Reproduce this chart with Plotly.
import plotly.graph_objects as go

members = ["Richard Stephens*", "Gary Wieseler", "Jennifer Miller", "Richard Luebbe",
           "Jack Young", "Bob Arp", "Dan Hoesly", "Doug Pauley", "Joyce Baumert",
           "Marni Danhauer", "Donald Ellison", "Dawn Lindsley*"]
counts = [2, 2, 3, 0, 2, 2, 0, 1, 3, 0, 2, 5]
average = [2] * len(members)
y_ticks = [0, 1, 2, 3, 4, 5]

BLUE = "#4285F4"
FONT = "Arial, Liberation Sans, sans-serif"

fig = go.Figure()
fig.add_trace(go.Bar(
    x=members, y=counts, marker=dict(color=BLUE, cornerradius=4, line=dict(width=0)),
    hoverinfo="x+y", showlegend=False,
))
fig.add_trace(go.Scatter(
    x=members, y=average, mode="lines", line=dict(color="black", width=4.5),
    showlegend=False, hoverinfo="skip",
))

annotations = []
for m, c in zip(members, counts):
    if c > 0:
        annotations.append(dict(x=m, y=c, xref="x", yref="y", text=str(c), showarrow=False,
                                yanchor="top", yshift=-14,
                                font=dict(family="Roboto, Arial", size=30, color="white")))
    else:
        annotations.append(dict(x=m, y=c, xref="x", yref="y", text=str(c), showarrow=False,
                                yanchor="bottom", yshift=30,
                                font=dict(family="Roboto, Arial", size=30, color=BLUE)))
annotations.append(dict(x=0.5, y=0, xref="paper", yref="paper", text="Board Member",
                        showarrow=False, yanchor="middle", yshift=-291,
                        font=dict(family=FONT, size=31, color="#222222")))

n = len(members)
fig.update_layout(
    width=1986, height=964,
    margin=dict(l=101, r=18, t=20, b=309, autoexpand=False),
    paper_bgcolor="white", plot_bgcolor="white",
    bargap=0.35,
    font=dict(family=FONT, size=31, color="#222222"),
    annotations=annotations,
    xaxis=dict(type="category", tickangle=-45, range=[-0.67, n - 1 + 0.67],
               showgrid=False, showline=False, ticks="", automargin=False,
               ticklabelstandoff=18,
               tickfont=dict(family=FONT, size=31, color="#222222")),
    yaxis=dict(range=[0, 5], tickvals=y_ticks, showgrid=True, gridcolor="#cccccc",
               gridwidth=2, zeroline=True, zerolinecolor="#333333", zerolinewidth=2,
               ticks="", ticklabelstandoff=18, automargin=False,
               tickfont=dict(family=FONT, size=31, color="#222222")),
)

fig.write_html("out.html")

### Requirements
Restate the listing in full, word for word.

### Answer to the exercise
Reproduce this chart with Plotly.
import plotly.graph_objects as go

members = ["Richard Stephens*", "Gary Wieseler", "Jennifer Miller", "Richard Luebbe",
           "Jack Young", "Bob Arp", "Dan Hoesly", "Doug Pauley", "Joyce Baumert",
           "Marni Danhauer", "Donald Ellison", "Dawn Lindsley*"]
counts = [2, 2, 3, 0, 2, 2, 0, 1, 3, 0, 2, 5]
average = [2] * len(members)
y_ticks = [0, 1, 2, 3, 4, 5]

BLUE = "#4285F4"
FONT = "Arial, Liberation Sans, sans-serif"

fig = go.Figure()
fig.add_trace(go.Bar(
    x=members, y=counts, marker=dict(color=BLUE, cornerradius=4, line=dict(width=0)),
    hoverinfo="x+y", showlegend=False,
))
fig.add_trace(go.Scatter(
    x=members, y=average, mode="lines", line=dict(color="black", width=4.5),
    showlegend=False, hoverinfo="skip",
))

annotations = []
for m, c in zip(members, counts):
    if c > 0:
        annotations.append(dict(x=m, y=c, xref="x", yref="y", text=str(c), showarrow=False,
                                yanchor="top", yshift=-14,
                                font=dict(family="Roboto, Arial", size=30, color="white")))
    else:
        annotations.append(dict(x=m, y=c, xref="x", yref="y", text=str(c), showarrow=False,
                                yanchor="bottom", yshift=30,
                                font=dict(family="Roboto, Arial", size=30, color=BLUE)))
annotations.append(dict(x=0.5, y=0, xref="paper", yref="paper", text="Board Member",
                        showarrow=False, yanchor="middle", yshift=-291,
                        font=dict(family=FONT, size=31, color="#222222")))

n = len(members)
fig.update_layout(
    width=1986, height=964,
    margin=dict(l=101, r=18, t=20, b=309, autoexpand=False),
    paper_bgcolor="white", plot_bgcolor="white",
    bargap=0.35,
    font=dict(family=FONT, size=31, color="#222222"),
    annotations=annotations,
    xaxis=dict(type="category", tickangle=-45, range=[-0.67, n - 1 + 0.67],
               showgrid=False, showline=False, ticks="", automargin=False,
               ticklabelstandoff=18,
               tickfont=dict(family=FONT, size=31, color="#222222")),
    yaxis=dict(range=[0, 5], tickvals=y_ticks, showgrid=True, gridcolor="#cccccc",
               gridwidth=2, zeroline=True, zerolinecolor="#333333", zerolinewidth=2,
               ticks="", ticklabelstandoff=18, automargin=False,
               tickfont=dict(family=FONT, size=31, color="#222222")),
)

fig.write_html("out.html")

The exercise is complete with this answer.